The books contain two stories, one by each author. Each story presents a different main character and the person they fall in love with. Apparently the stories follow one another in terms of chronology and characters from one book will show up in the following one. I was curious enough about both of them, especially Lara Adrian's, an author I'm familiar with but from a different genre. I was very curious to see a more contemporary setting and concept from her.

Both stories have interesting elements, I confess, but at the same time there were some flaws I could find and couldn't put aside while reading. The first, common to both is the length vs development. I just found the stories too rushed. I know, each story is more novella size than a full length book so the authors had to move things alone quickly, even more so when we know the main characters are in a run from an enemy but... it seems unlikely certain situations could happen that way, romances in particular.
But I'll mention each story alone.

Cut is the first story where we introduced the main idea and the first couple. Sadly, this was a lovers reunited plot and I dislike those in general. I was not convinced otherwise with this story, though. I understand this is a quick way for readers to accept the couple's relationship but their connection was never something I loved reading about, which made the story not totally successful for me. 
The development was interesting enough but the sort of emotional and family baggage the secret agents have isn't something to be easily dealt within a novella sized story, I think. Ethan seemed interesting and he was everything eh needed to be a good hero but I never connected with him. Tori was slightly better but again, I didn't care much for her. In the end, it was ok to see them together and looking for ways to help Ethan and prevent chaos but I was surprised by how this was written and I wouldn't say it was Adrian's work. I can't say if this is good or bad.

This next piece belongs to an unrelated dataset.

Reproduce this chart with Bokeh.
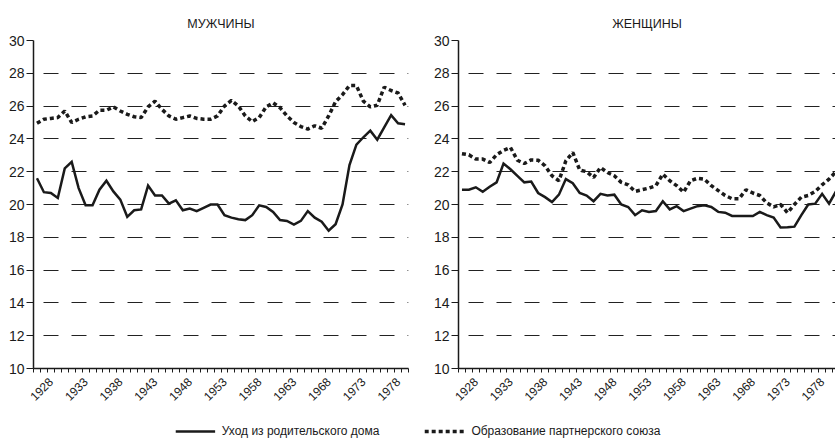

Run is the second story, following the action from the first one and it was my first book by author Tina Folsom. I suppose most novellas belonging to a series sort of feel the same, so this was easy to go through but there wasn't any detail in it that made me eager to keep reading. Maybe this is not the author's best sample...
I liked this story more, simply for the plot alone but of course the romance wasn't very convincing because it happened too fast. If only author would take a chance on the possibilities, the sexual tension even without love declarations, things could look more realistic.
Scott was an interesting character, I liked him better than Ethan and I was curious about him and his life. I think the author convinced me to be interested. Phoebe I also liked more than Tori, I wish we could see more of her and, as a couple, they were more vibrant and captivating to me. But most of my issues with them were the same with the others, not enough time to develop them and their relationship as well as it could.

Overall, both stories had interesting scenes but I think authors (whether they want or publishers or whomever decides that does) take too long with sex instead of really developing the stories or adding more emotional depth to the characters. I like it they are intimate and bond that way but that doesn't make the plot move along and occupies precious pages where we could see better character development.

I honestly don't feel curious enough to keep reading. Thinking about both stories, they have good points but I spent more time wishing this or that was different.
It was still interesting, though, to be able to know another author and have a new light on a known one.